Far-right activists have thus built an ecosystem of Alt-Tech platforms that has outdistanced progressive alternative media in terms of crowdsourcing and successful fundraising for tech start-ups. Of course, the recent success of the far right has resulted not only from savvy social media strategies, but also from a broader political context that is conducive to its goals. After the repression – and, in some quarters, perceived failure – of the 2011 progressive movements, some of the same anger towards the establishment has been harnessed by reactionary, conservative actors. Far-right activists have thus made the most of the opportunities that come with being in line with broader political currents and particularly the rise in the politics of fear that go along with uncertainty and increasing inequality. Yet, the perfect storm of economic, social and climate crises that we are currently facing is also presenting an opening for radical change on the progressive side of the political spectrum. Developing greater connectivity across groups, issues and digital media properties is paramount within this context.
Apart from hyperlinking and interconnectivity, consistency and continuity will also help progressive groups, and the environmental movement in particular, in harnessing digital power. Lasting bonds of collaboration can alleviate the immense efforts of voluntary labour for establishing and running alternative platforms through the development of routines and a repository of knowledge and experience. Such labour is also necessary for attacking commercial social media, which is often based on the painstaking collection of information about the profit-driven logics of Big Tech. Sustained collaboration over a period of time makes this voluntary labour possible as it enables knowledge transfer across different activist groups and generations, gathering insights from past experiences, from what works and what doesn’t, and ensuring that these lessons are passed on and combined with new insights for new generations of activism.
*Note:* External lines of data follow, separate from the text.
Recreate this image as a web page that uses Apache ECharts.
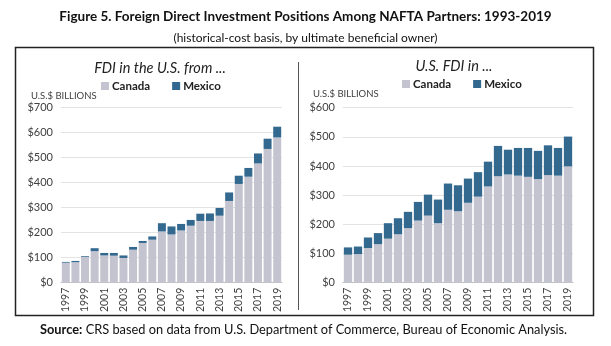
<!DOCTYPE html>
<html><head><meta charset="utf-8">
<script src="https://cdn.jsdelivr.net/npm/echarts@6/dist/echarts.min.js"></script>
<style>html,body{margin:0;padding:0;background:#fff}#c{width:611px;height:346px}</style>
</head><body><div id="c"></div>
<script>
const years = ['1997','1998','1999','2000','2001','2002','2003','2004','2005','2006','2007','2008','2009','2010','2011','2012','2013','2014','2015','2016','2017','2018','2019'];
// FDI in the U.S. from ...
const inUSCanada = [80,82,103,126,109,108,99,132,159,172,205,193,209,228,247,247,268,327,395,424,477,535,581];
const inUSMexico = [3,5,3,12,10,11,10,11,8,13,33,32,26,23,29,30,31,34,33,35,40,41,43];
// U.S. FDI in ...
const usInCanada = [96,98,119,132,151,166,187,213,230,204,250,245,274,295,330,365,371,367,363,355,369,367,399];
const usInMexico = [25,26,36,38,53,55,56,64,72,81,90,89,83,84,85,104,85,95,99,97,102,95,102];
const leftTicksMax = 700, rightTicksMax = 600;

const C_CAN = '#c4c4d1', C_MEX = '#33688f';
const FONT = 'Lato';
const chart = echarts.init(document.getElementById('c'));

function makeY(idx, max) {
  return {
    type:'value', gridIndex:idx, min:0, max:max, interval:100,
    axisLine:{show:false}, axisTick:{show:false},
    splitLine:{lineStyle:{color:'#e3e3e3'}},
    axisLabel:{formatter:'${value}', color:'#404040', fontSize:11, fontFamily:FONT, margin:8}
  };
}
function makeX(idx) {
  return {
    type:'category', gridIndex:idx, data:years,
    axisLine:{lineStyle:{color:'#bfbfbf'}}, axisTick:{show:false},
    axisLabel:{show:false}
  };
}
function bar(name, xi, stack, data, color) {
  return {type:'bar', name:name, xAxisIndex:xi, yAxisIndex:xi, stack:stack, data:data,
          barCategoryGap:'17%', itemStyle:{color:color}};
}
// vertical year labels (every other year), positioned by the category axis scale
function yearLabels(xi) {
  return {
    type:'custom', name:'years' + xi, xAxisIndex:xi, yAxisIndex:xi, silent:true, clip:false, z:10,
    data: years.map((y, i) => [i, 0]),
    renderItem: function (params, api) {
      const i = api.value(0);
      if (i % 2 !== 0) return null;
      const p = api.coord([i, 0]);
      return {
        type:'text', x:p[0], y:p[1] + 5, rotation:Math.PI / 2,
        style:{text:years[i], fill:'#404040', fontSize:10.5, fontFamily:FONT, align:'right', verticalAlign:'middle'}
      };
    }
  };
}

chart.setOption({
  animation:false,
  textStyle:{fontFamily:FONT},
  title:[
    {text:'Figure 5. Foreign Direct Investment Positions Among NAFTA Partners: 1993-2019', left:'center', top:5,
     textStyle:{fontSize:13.5, fontWeight:'bold', color:'#111', fontFamily:FONT}},
    {text:'(historical-cost basis, by ultimate beneficial owner)', left:'center', top:27,
     textStyle:{fontSize:12, fontWeight:'normal', color:'#111', fontFamily:FONT}},
    {text:'FDI in the U.S. from ...', left:155, textAlign:'center', top:56,
     textStyle:{fontSize:14.5, fontStyle:'italic', fontWeight:'normal', color:'#222', fontFamily:FONT}},
    {text:'U.S. FDI in ...', left:449, textAlign:'center', top:54,
     textStyle:{fontSize:14.5, fontStyle:'italic', fontWeight:'normal', color:'#222', fontFamily:FONT}}
  ],
  legend:[
    {left:96, top:75, itemWidth:8, itemHeight:8, itemGap:22, icon:'rect', data:['Canada','Mexico'],
     textStyle:{fontSize:11.5, fontWeight:'bold', color:'#222', padding:[0,0,0,-2]}},
    {left:397, top:73, itemWidth:8, itemHeight:8, itemGap:22, icon:'rect', data:['Canada','Mexico'],
     textStyle:{fontSize:11.5, fontWeight:'bold', color:'#222', padding:[0,0,0,-2]}}
  ],
  grid:[
    {left:61, right:329, top:107.7, bottom:63.3},
    {left:343, right:38, top:107.7, bottom:63.3}
  ],
  xAxis:[makeX(0), makeX(1)],
  yAxis:[makeY(0, leftTicksMax), makeY(1, rightTicksMax)],
  series:[
    bar('Canada', 0, 'a', inUSCanada, C_CAN),
    bar('Mexico', 0, 'a', inUSMexico, C_MEX),
    bar('Canada', 1, 'b', usInCanada, C_CAN),
    bar('Mexico', 1, 'b', usInMexico, C_MEX),
    yearLabels(0),
    yearLabels(1)
  ],
  graphic:[
    {type:'rect', shape:{x:15.5, y:47.5, width:578, height:268}, style:{fill:'none', stroke:'#222', lineWidth:1.5}, silent:true},
    {type:'line', shape:{x1:298.5, y1:62, x2:298.5, y2:310}, style:{stroke:'#555', lineWidth:1}, silent:true},
    {type:'text', left:31, top:91, style:{text:'U.S.$ BILLIONS', fontSize:9.5, fill:'#404040', fontFamily:FONT}},
    {type:'text', left:313, top:89, style:{text:'U.S.$ BILLIONS', fontSize:9.5, fill:'#404040', fontFamily:FONT}},
    {type:'text', left:40, top:323, style:{
      rich:{b:{fontWeight:'bold', fontSize:12.8, fill:'#111', fontFamily:FONT}, n:{fontSize:12.8, fill:'#111', fontFamily:FONT}},
      text:'{b|Source:} {n|CRS based on data from U.S. Department of Commerce, Bureau of Economic Analysis.}'}}
  ]
});
</script></body></html>
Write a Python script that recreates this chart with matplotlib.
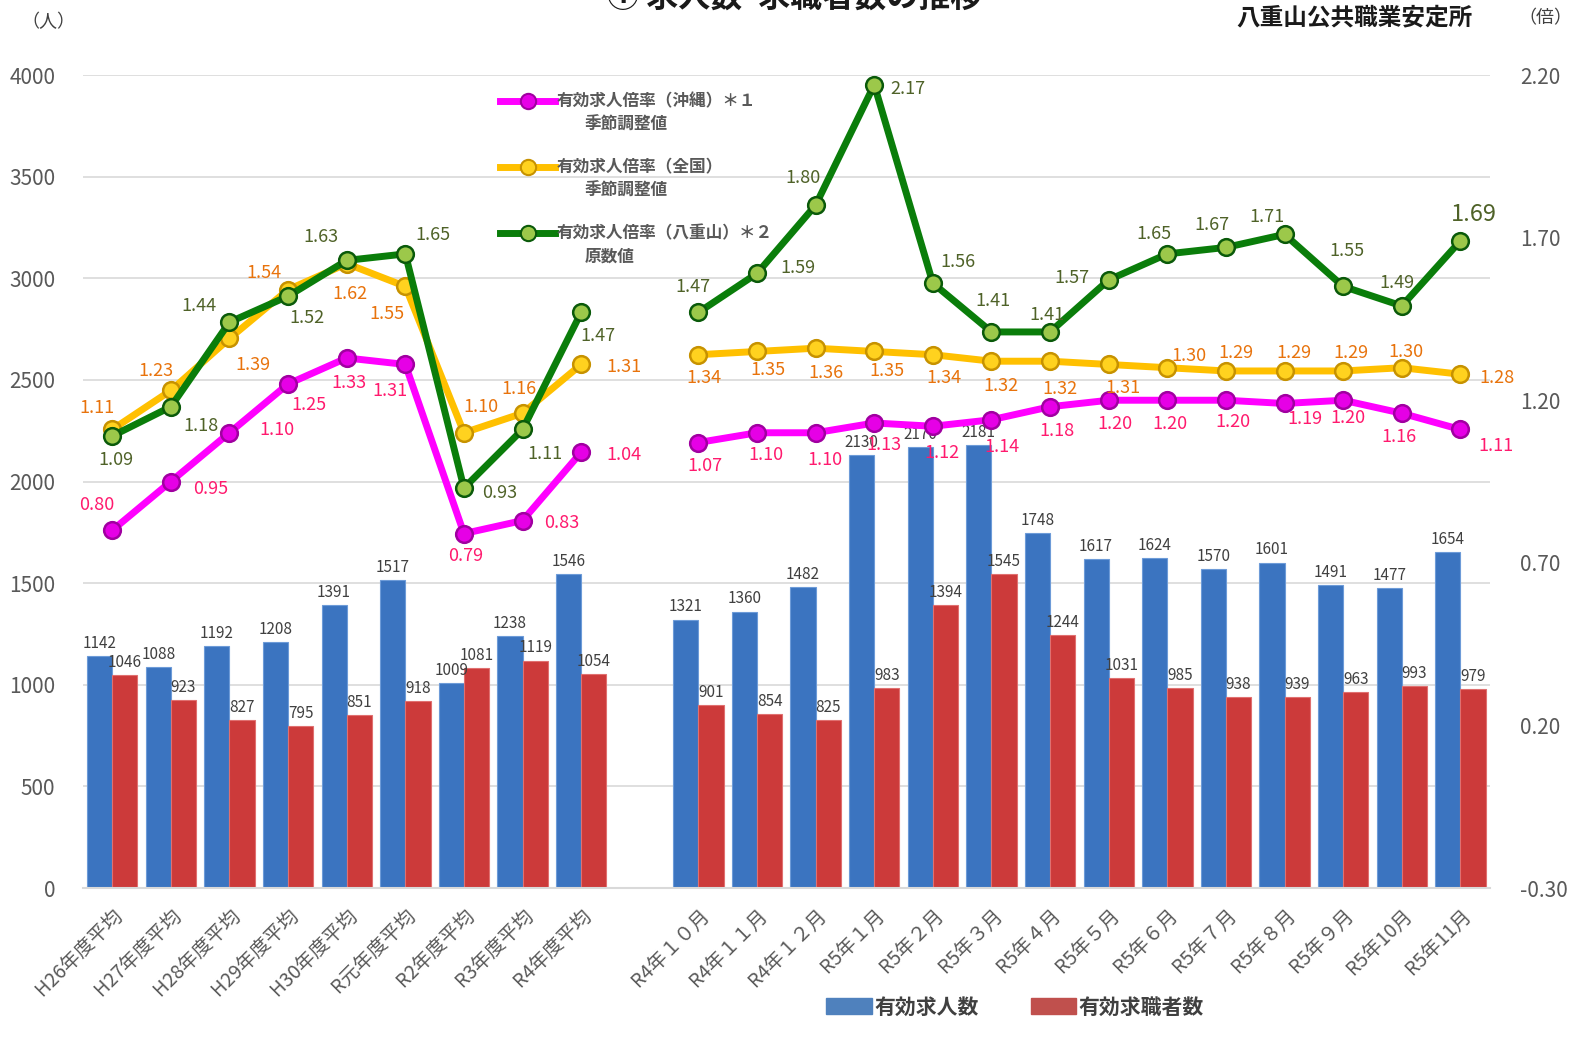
import numpy as np
import matplotlib
matplotlib.use("Agg")
from matplotlib import pyplot as plt
from matplotlib.lines import Line2D
from matplotlib.patches import Patch

plt.rcParams['font.family'] = ['Noto Sans CJK JP', 'DejaVu Sans']

# カテゴリ(年度平均 + 月次)
cat_year = ["H26年度平均", "H27年度平均", "H28年度平均", "H29年度平均", "H30年度平均",
            "R元年度平均", "R2年度平均", "R3年度平均", "R4年度平均"]
cat_month = ["R4年１０月", "R4年１１月", "R4年１２月", "R5年１月", "R5年２月", "R5年３月",
             "R5年４月", "R5年５月", "R5年６月", "R5年７月", "R5年８月", "R5年９月",
             "R5年10月", "R5年11月"]

# 有効求人数 / 有効求職者数
kyujin_year = [1142, 1088, 1192, 1208, 1391, 1517, 1009, 1238, 1546]
kyujin_month = [1321, 1360, 1482, 2130, 2170, 2181, 1748, 1617, 1624, 1570, 1601, 1491, 1477, 1654]
kyushoku_year = [1046, 923, 827, 795, 851, 918, 1081, 1119, 1054]
kyushoku_month = [901, 854, 825, 983, 1394, 1545, 1244, 1031, 985, 938, 939, 963, 993, 979]

# 有効求人倍率
okinawa_year = [0.80, 0.95, 1.10, 1.25, 1.33, 1.31, 0.79, 0.83, 1.04]
okinawa_month = [1.07, 1.10, 1.10, 1.13, 1.12, 1.14, 1.18, 1.20, 1.20, 1.20, 1.19, 1.20, 1.16, 1.11]
zenkoku_year = [1.11, 1.23, 1.39, 1.54, 1.62, 1.55, 1.10, 1.16, 1.31]
zenkoku_month = [1.34, 1.35, 1.36, 1.35, 1.34, 1.32, 1.32, 1.31, 1.30, 1.29, 1.29, 1.29, 1.30, 1.28]
yaeyama_year = [1.09, 1.18, 1.44, 1.52, 1.63, 1.65, 0.93, 1.11, 1.47]
yaeyama_month = [1.47, 1.59, 1.80, 2.17, 1.56, 1.41, 1.41, 1.57, 1.65, 1.67, 1.71, 1.55, 1.49, 1.69]

# ラベル位置のずらし(ピクセル)
off_okinawa = [(-15, 25), (40, -7), (47, 3), (21, -21), (2, -25), (-15, -27), (2, -22), (39, -2), (43, -3),
               (7, -23), (9, -22), (9, -27), (10, -22), (9, -27), (10, -27), (7, -24), (6, -24), (3, -24),
               (7, -22), (20, -16), (5, -18), (-3, -24), (36, -17)]
off_zenkoku = [(-15, 21), (-15, 19), (23, -27), (-24, 17), (3, -30), (-18, -28), (17, 26), (-4, 24), (43, -3),
               (6, -23), (11, -19), (10, -25), (13, -20), (11, -23), (9, -25), (10, -28), (14, -24), (22, 12),
               (10, 18), (9, 18), (8, 18), (4, 16), (37, -4)]
off_yaeyama = [(4, -24), (30, -19), (-31, 16), (19, -22), (-26, 23), (28, 19), (36, -5), (22, -25), (17, -24),
               (-5, 25), (41, 5), (-13, 27), (34, -4), (25, 21), (1, 31), (-3, 17), (-37, 2), (-13, 20),
               (-14, 22), (-18, 17), (4, 35), (-5, 23), (13, 26)]

x_year = np.arange(len(cat_year))
x_month = np.arange(len(cat_month)) + len(cat_year) + 1
x_all = np.concatenate([x_year, x_month])
labels_all = cat_year + cat_month

fig = plt.figure(figsize=(15.95, 10.38), dpi=100)
ax = fig.add_axes([0.052, 0.1445, 0.882, 0.7832])

w = 0.43
blue = '#3B74C0'
red = '#CC3A3A'
b1 = ax.bar(x_all - w / 2, kyujin_year + kyujin_month, w, color=blue, edgecolor='#6D9BD8', linewidth=0.8, zorder=2)
b2 = ax.bar(x_all + w / 2, kyushoku_year + kyushoku_month, w, color=red, edgecolor='#E07070', linewidth=0.8, zorder=2)
ax.bar_label(b1, padding=3, fontsize=11, color='#404040')
ax.bar_label(b2, padding=3, fontsize=11, color='#404040')

ax.set_xlim(-0.5, 23.5)
ax.set_ylim(0, 4000)
ax.set_yticks(range(0, 4001, 500))
ax.grid(axis='y', color='#D9D9D9', linewidth=1.2, zorder=0)
ax.set_axisbelow(True)
for s in ['top', 'left', 'right']:
    ax.spines[s].set_visible(False)
ax.spines['bottom'].set_color('#D9D9D9')
ax.spines['bottom'].set_linewidth(1.5)
ax.tick_params(axis='y', length=0, labelsize=15, labelcolor='#595959', pad=20)
ax.set_xticks(x_all)
ax.set_xticklabels(labels_all, rotation=45, ha='right', rotation_mode='anchor',
                   fontsize=14, color='#595959')
ax.tick_params(axis='x', length=0, pad=12)

ax2 = ax.twinx()
ax2.set_ylim(-0.30, 2.20)
ax2.set_yticks(np.arange(-0.30, 2.21, 0.5))
ax2.set_yticklabels([f"{v:.2f}" for v in np.arange(-0.30, 2.21, 0.5)])
ax2.tick_params(axis='y', length=0, labelsize=15, labelcolor='#595959', pad=22)
for s in ['top', 'left', 'right', 'bottom']:
    ax2.spines[s].set_visible(False)

series = [
    (okinawa_year, okinawa_month, '#FF00FF', '#E600E6', '#A000A0', '#FF1A6E', off_okinawa),
    (zenkoku_year, zenkoku_month, '#FFC000', '#FFD21F', '#C79200', '#E8730C', off_zenkoku),
    (yaeyama_year, yaeyama_month, '#0A7D0A', '#9CC84A', '#0A5A0A', '#4F6228', off_yaeyama),
]
for yv, mv, lc, mf, me, tc, offs in series:
    for xs, ys in [(x_year, yv), (x_month, mv)]:
        ax2.plot(xs, ys, color=lc, linewidth=5, marker='o', markersize=12,
                 markerfacecolor=mf, markeredgecolor=me, markeredgewidth=1.8, zorder=3)
    vals = yv + mv
    for i, (xx, vv) in enumerate(zip(x_all, vals)):
        fs = 17 if (lc == '#0A7D0A' and i == len(vals) - 1) else 13
        ax2.annotate(f"{vv:.2f}", (xx, vv), xytext=offs[i], textcoords='offset pixels',
                     ha='center', va='center', fontsize=fs, color=tc, zorder=4)

# 折れ線の凡例(手描き)
leg_items = [
    ('#FF00FF', '#E600E6', '#A000A0', "有効求人倍率（沖縄）＊１", "季節調整値"),
    ('#FFC000', '#FFD21F', '#C79200', "有効求人倍率（全国）", "季節調整値"),
    ('#0A7D0A', '#9CC84A', '#0A5A0A', "有効求人倍率（八重山）＊２", "原数値"),
]
for k, (lc, mf, me, t1, t2) in enumerate(leg_items):
    yy = 1 - (101 + 66 * k) / 1038
    fig.add_artist(Line2D([500 / 1595, 555 / 1595], [yy, yy], color=lc, linewidth=5,
                          transform=fig.transFigure))
    fig.add_artist(Line2D([528 / 1595], [yy], marker='o', markersize=11, markerfacecolor=mf,
                          markeredgecolor=me, markeredgewidth=1.5, transform=fig.transFigure))
    fig.text(557 / 1595, yy, t1, fontsize=12, fontweight='bold', color='#595959', va='center')
    fig.text(585 / 1595, yy - 24 / 1038, t2, fontsize=12, fontweight='bold', color='#595959', va='center')

fig.legend(handles=[Patch(color='#4F81BD', label='有効求人数'), Patch(color='#C0504D', label='有効求職者数')],
           loc='center', bbox_to_anchor=(1015 / 1595, 1 - 1007 / 1038), ncol=2, frameon=False,
           handlelength=2.2, handleheight=0.8, handletextpad=0.1, columnspacing=2.5,
           prop={'size': 15, 'weight': 'bold'}, labelcolor='#404040')

fig.text(795 / 1595, 1 - 14 / 1038, "① 求人数･求職者数の推移", ha='center', va='bottom',
         fontsize=23, fontweight='bold', color='#1a1a1a')
fig.text(1354 / 1595, 1 - 17 / 1038, "八重山公共職業安定所", ha='center', va='center',
         fontsize=17, fontweight='bold', color='#1a1a1a')
fig.text(48 / 1595, 1 - 22 / 1038, "（人）", ha='center', va='center', fontsize=13, color='#404040')
fig.text(1545 / 1595, 1 - 18 / 1038, "（倍）", ha='center', va='center', fontsize=13, color='#404040')

fig.savefig("out.png", dpi=100)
As demonstrated by the example of the far right, the curation of digital content is another crucial aspect of interconnectivity and collaboration. Curation refers to the process of finding, selecting, organising, and interlinking suitable messages. It thus helps to create a collaborative network of interconnected actors and communications that provides a rich and consistent message and offers users different entry points to the ‘message space’ of progressive movements. At its core, curation is all about the cultivation of community, connectivity and participation, a logic that goes against social media business models which foster individualism and the personalisation of political action.
Obviously, such strategies of collaboration often encounter many obstacles. Doctrinal and ideological differences, however minute they may seem to outsiders, may split progressive movements and increase factionalism. Greater collaboration can pose risks to legitimacy, as groups may be afraid to align more closely with, for instance, a more radical actor, since they can be tainted by association. Or the reason may be more self-interested, as groups may want to retain audiences in their own social media properties rather than sharing them with related actors. The lack of funding and resources for progressive politics may lead to competing for audiences and a lack of connectivity between activist groups online.
Thus, for collaboration to work, activists need to be committed to working together in providing alternatives. Moving ahead, it is this belief in the value of building broader networks of networks that can help activists in harnessing the power of digital media, resisting Big Tech and changing the world.